An alternative response to the problem of internal minorities is a democratic rather than a liberal one. Liberal theorists tend to start from the question of whether and how minority cultural practices should be tolerated or accommodated in accordance with liberal principles, whereas democratic theorists foreground the role of democratic deliberation and ask how affected parties understand the contested practice. By drawing on the voices of affected parties and giving special weight to the voice of women at the center of gendered cultural conflicts, deliberation can clarify the interests at stake and enhance the legitimacy of responses to cultural conflicts (Benhabib 2002, Deveaux 2006). Deliberation also provides opportunities for minority group members to expose instances of cross-cultural hypocrisy and consider whether and how the norms and institutions of the larger society, whose own struggles for gender equality are incomplete and ongoing, may reinforce rather than challenge sexist practices within minority groups (Song 2007). What constitutes gender subordination and how best to address it is not straightforwardly clear, and intervention into minority cultural groups without drawing on the voices of minority women themselves may not best serve their interests.
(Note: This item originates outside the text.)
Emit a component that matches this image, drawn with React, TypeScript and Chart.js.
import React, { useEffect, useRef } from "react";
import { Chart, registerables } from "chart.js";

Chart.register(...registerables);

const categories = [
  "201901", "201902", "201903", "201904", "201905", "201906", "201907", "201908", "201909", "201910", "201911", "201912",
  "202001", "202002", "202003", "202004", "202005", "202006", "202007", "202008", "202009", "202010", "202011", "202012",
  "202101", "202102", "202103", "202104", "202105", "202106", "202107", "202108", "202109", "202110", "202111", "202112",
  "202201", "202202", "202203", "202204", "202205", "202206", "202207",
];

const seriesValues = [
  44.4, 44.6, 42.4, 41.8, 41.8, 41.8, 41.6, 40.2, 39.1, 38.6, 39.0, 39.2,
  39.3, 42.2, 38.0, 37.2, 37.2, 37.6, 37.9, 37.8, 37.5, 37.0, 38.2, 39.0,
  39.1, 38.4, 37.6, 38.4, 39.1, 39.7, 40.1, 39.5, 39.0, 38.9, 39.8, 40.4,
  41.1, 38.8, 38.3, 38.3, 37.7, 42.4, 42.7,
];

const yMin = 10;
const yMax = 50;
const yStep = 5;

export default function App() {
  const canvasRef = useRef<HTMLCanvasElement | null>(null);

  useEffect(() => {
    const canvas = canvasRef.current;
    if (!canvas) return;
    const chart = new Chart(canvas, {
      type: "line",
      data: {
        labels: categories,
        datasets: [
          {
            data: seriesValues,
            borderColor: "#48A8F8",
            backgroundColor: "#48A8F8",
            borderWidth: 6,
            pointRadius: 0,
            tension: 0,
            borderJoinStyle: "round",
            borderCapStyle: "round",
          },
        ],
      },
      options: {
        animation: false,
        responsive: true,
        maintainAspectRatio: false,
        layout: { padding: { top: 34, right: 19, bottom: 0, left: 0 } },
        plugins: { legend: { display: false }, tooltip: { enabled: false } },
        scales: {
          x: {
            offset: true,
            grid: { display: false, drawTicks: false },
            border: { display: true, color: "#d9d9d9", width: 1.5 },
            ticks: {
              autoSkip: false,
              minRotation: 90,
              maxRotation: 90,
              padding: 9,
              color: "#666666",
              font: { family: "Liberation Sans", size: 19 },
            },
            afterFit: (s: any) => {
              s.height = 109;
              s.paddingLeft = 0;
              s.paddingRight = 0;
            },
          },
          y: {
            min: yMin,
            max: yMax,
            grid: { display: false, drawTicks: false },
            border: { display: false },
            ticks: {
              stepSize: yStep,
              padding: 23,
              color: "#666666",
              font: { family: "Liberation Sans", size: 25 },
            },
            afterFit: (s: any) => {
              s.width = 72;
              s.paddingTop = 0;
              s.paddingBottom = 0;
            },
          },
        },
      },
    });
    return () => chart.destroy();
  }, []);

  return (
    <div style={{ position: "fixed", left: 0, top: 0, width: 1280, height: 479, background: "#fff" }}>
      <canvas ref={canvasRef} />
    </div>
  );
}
Political backlash against multiculturalism:
The greatest challenge to multiculturalism may not be philosophical but political. At the start of the twenty-first century, there is talk of a retreat from multiculturalism as a normative ideal and as a set of policies in the West. There is little retreat from recognizing the rights of minority nations and indigenous peoples; the retreat is restricted to immigrant multiculturalism. Part of the backlash against immigrant multiculturalism is based on fear and anxiety about foreign “others” and nostalgia for an imagined past when everyone shared thick bonds of identity and solidarity. Nativism is as old as migration itself, but societies are especially vulnerable to it when economic conditions are especially bad or security is seen to be threatened. In the U.S. the cultural “others” are Latino immigrants, especially unauthorized migrants. Since September 11, Muslim minorities have also come under new scrutiny in the U.S., and concerns over security and terrorism have been invoked to justify tougher border control. The number of Muslim immigrants in North America remains relatively small in comparison to Western Europe, where Muslims have become central to scholarly and popular debates about multiculturalism. The concern is not only over security but also the failures of multiculturalism policies to integrate and offer real economic opportunities to foreigners and their descendants.
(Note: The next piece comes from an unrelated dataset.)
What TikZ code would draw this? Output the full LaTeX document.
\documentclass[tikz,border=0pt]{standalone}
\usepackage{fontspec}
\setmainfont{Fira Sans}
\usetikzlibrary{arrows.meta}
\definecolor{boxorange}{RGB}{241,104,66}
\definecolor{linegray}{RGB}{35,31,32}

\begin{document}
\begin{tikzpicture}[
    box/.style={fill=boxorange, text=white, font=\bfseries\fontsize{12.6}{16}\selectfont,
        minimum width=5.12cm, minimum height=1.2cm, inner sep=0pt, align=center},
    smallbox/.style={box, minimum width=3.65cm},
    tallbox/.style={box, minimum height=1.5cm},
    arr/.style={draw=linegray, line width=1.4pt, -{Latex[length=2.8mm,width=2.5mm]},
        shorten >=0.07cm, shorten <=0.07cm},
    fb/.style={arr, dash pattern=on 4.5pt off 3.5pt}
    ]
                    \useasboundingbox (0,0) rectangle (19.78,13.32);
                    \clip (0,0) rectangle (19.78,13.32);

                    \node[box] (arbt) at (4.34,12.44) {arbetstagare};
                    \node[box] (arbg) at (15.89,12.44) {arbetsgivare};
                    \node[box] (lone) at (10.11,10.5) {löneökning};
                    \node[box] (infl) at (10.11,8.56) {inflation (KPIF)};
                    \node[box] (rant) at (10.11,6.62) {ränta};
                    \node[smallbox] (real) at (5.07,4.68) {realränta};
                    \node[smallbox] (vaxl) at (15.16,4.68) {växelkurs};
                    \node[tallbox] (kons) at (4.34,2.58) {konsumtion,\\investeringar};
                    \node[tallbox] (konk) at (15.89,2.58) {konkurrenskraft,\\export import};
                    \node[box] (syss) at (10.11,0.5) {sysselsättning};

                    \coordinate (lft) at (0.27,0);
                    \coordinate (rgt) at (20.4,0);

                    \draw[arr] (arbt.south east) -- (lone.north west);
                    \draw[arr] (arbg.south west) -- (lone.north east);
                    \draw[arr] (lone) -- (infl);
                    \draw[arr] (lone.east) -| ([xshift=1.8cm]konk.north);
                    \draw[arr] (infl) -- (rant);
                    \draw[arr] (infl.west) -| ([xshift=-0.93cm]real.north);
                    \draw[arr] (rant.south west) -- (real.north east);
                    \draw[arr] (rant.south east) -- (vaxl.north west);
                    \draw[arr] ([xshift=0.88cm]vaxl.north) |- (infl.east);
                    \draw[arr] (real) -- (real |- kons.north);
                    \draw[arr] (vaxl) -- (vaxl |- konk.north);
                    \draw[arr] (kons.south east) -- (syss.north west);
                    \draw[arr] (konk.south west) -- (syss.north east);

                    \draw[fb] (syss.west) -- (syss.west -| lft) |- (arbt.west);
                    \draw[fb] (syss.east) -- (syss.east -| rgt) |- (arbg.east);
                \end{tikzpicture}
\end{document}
The political backlash against multiculturalism raises new challenges for defenders of multiculturalism. What is the relationship between multiculturalism and the integration of immigrants? Is liberal multiculturalism the most desirable framework for the integration of immigrants? Is integration governed by an ideal of multicultural citizenship the proper goal of liberal democratic states? Why not a common citizenship based on the same set of rights and opportunities for all individuals? Why not transnationalism, which acknowledges people's multiple attachments, or a genuinely global moral cosmopolitanism, which aims to transcend group attachments?